◆ WORK TO DO
Please print the lines between the one with "Emit a Python" and the one with "ie_obs = 0.782", both ends included, exactly as written, with no pictures.

◆ PROVIDED DATA
***
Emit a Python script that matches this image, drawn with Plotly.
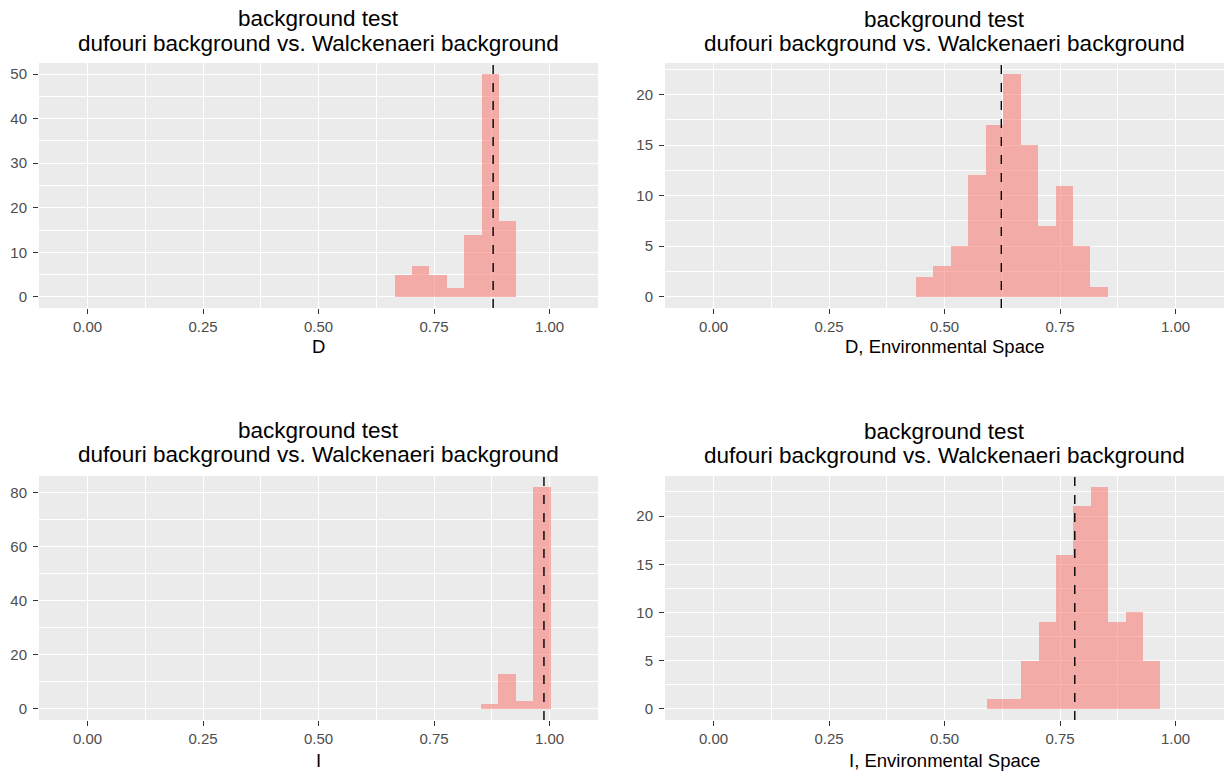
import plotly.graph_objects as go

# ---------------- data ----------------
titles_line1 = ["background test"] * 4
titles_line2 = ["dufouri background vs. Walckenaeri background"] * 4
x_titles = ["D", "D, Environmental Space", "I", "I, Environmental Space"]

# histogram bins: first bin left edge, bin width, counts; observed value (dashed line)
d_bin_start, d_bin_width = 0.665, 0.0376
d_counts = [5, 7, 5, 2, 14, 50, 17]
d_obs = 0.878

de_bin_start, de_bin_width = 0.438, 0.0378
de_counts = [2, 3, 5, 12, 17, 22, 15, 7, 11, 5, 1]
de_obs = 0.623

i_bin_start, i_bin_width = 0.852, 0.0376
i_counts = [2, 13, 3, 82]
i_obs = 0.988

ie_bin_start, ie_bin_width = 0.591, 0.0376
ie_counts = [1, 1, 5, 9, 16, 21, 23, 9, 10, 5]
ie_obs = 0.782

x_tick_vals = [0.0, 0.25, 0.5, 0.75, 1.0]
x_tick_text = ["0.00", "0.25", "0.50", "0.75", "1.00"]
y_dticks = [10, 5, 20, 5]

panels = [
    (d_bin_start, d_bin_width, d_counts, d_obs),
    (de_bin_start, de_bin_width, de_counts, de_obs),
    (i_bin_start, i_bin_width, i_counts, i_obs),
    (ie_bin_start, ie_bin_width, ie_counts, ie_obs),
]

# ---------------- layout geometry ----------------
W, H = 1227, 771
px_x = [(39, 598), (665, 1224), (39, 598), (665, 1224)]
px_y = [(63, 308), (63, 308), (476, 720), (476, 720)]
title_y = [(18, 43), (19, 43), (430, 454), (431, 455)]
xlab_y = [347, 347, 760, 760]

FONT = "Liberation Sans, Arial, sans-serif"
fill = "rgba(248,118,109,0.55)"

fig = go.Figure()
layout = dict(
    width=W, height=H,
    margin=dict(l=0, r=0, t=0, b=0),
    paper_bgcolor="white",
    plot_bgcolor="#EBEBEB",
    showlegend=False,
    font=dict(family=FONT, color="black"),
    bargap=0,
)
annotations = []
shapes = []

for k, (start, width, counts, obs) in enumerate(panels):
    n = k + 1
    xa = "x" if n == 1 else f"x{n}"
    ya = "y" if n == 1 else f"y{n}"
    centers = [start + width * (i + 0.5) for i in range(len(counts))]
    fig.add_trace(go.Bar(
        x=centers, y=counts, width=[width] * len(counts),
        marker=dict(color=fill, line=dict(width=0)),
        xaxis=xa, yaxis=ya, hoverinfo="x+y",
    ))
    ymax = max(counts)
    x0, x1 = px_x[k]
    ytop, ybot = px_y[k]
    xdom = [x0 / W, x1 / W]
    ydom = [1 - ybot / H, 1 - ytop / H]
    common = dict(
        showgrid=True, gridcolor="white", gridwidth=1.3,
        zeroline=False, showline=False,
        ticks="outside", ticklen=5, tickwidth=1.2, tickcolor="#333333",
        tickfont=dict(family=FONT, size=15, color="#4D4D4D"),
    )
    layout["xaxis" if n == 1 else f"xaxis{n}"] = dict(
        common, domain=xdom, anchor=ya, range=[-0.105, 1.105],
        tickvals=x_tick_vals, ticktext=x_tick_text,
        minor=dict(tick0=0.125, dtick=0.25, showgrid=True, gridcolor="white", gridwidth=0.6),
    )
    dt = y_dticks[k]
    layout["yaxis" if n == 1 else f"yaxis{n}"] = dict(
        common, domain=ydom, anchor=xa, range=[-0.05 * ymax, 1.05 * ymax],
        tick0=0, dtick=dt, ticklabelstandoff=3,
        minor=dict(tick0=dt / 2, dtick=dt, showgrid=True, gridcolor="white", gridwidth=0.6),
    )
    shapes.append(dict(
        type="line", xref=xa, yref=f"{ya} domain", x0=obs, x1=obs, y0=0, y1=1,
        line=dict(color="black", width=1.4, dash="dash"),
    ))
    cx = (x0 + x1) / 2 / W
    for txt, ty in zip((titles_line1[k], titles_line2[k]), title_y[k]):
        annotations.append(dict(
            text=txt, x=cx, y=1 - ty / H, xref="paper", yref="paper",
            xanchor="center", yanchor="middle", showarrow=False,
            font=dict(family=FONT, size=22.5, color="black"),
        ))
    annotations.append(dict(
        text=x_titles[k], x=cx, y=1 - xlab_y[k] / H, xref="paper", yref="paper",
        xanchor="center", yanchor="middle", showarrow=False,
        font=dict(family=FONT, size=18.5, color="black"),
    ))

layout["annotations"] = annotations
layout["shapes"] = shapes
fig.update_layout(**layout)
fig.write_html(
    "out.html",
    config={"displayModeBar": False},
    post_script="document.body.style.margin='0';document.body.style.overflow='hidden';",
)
***
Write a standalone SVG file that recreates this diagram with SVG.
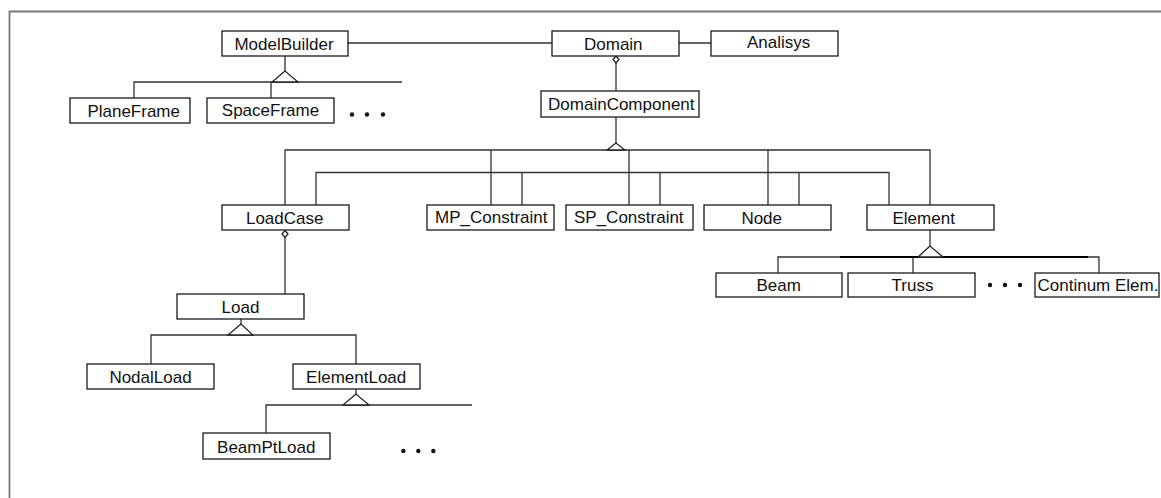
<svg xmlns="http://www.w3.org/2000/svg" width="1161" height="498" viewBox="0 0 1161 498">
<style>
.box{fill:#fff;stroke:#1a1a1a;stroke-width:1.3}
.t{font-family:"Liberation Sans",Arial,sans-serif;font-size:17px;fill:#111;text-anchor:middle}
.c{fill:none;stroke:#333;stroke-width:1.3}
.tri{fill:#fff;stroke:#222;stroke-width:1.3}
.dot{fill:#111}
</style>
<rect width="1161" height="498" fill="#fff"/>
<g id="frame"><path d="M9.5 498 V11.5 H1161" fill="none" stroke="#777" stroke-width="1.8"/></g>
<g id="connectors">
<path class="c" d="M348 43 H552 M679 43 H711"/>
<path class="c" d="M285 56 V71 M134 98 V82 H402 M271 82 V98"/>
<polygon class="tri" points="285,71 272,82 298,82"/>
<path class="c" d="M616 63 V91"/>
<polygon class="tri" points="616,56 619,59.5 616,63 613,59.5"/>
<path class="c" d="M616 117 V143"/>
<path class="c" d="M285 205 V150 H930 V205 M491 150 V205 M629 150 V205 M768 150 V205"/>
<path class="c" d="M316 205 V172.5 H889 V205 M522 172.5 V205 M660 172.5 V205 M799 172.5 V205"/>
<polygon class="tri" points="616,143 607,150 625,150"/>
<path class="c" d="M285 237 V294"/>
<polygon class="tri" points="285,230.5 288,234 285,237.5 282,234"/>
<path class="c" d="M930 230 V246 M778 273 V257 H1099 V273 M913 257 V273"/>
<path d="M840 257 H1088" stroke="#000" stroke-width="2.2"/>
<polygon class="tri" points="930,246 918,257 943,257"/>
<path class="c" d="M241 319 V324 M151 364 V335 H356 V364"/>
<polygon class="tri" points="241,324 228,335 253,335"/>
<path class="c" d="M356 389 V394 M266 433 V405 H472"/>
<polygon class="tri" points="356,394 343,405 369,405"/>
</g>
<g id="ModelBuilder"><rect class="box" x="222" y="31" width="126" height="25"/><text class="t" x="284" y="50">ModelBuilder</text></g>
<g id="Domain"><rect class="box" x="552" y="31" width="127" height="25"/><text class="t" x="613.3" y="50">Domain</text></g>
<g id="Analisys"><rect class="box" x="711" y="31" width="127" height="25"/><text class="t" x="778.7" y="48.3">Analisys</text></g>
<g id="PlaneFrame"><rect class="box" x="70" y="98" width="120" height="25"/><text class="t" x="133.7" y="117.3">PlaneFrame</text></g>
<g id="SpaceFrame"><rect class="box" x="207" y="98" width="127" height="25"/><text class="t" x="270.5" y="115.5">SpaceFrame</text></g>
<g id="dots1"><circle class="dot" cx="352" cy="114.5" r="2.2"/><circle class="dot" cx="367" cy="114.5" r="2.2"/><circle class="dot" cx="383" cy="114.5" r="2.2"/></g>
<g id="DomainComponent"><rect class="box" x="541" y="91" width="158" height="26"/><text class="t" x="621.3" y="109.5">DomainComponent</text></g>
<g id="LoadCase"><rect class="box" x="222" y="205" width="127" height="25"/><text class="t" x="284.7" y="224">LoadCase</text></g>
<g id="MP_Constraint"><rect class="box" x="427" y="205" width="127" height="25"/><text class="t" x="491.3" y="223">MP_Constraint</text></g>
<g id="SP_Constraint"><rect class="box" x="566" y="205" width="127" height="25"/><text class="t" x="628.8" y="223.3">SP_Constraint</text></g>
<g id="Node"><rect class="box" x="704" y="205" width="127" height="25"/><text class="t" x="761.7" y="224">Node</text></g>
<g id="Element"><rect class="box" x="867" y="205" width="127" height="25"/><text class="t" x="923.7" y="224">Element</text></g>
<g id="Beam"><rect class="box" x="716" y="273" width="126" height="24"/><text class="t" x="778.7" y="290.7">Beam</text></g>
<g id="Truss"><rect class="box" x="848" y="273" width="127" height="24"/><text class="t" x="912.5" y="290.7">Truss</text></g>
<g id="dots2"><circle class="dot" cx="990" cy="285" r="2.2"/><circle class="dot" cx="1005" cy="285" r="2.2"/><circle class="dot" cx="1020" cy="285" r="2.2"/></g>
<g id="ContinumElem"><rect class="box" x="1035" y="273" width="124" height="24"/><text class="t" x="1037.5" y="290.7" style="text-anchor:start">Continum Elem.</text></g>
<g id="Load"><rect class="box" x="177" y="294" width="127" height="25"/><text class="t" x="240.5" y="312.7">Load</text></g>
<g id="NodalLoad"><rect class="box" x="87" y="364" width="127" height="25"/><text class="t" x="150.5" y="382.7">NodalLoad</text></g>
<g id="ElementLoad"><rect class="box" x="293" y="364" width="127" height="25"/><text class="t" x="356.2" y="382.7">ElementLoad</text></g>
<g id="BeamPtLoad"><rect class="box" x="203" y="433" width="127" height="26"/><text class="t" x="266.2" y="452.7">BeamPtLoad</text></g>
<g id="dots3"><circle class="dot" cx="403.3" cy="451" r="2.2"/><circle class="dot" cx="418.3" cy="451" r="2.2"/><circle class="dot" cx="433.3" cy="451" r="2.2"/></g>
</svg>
***
◆ WORKED ANSWER
Emit a Python script that matches this image, drawn with Plotly.
import plotly.graph_objects as go

# ---------------- data ----------------
titles_line1 = ["background test"] * 4
titles_line2 = ["dufouri background vs. Walckenaeri background"] * 4
x_titles = ["D", "D, Environmental Space", "I", "I, Environmental Space"]

# histogram bins: first bin left edge, bin width, counts; observed value (dashed line)
d_bin_start, d_bin_width = 0.665, 0.0376
d_counts = [5, 7, 5, 2, 14, 50, 17]
d_obs = 0.878

de_bin_start, de_bin_width = 0.438, 0.0378
de_counts = [2, 3, 5, 12, 17, 22, 15, 7, 11, 5, 1]
de_obs = 0.623

i_bin_start, i_bin_width = 0.852, 0.0376
i_counts = [2, 13, 3, 82]
i_obs = 0.988

ie_bin_start, ie_bin_width = 0.591, 0.0376
ie_counts = [1, 1, 5, 9, 16, 21, 23, 9, 10, 5]
ie_obs = 0.782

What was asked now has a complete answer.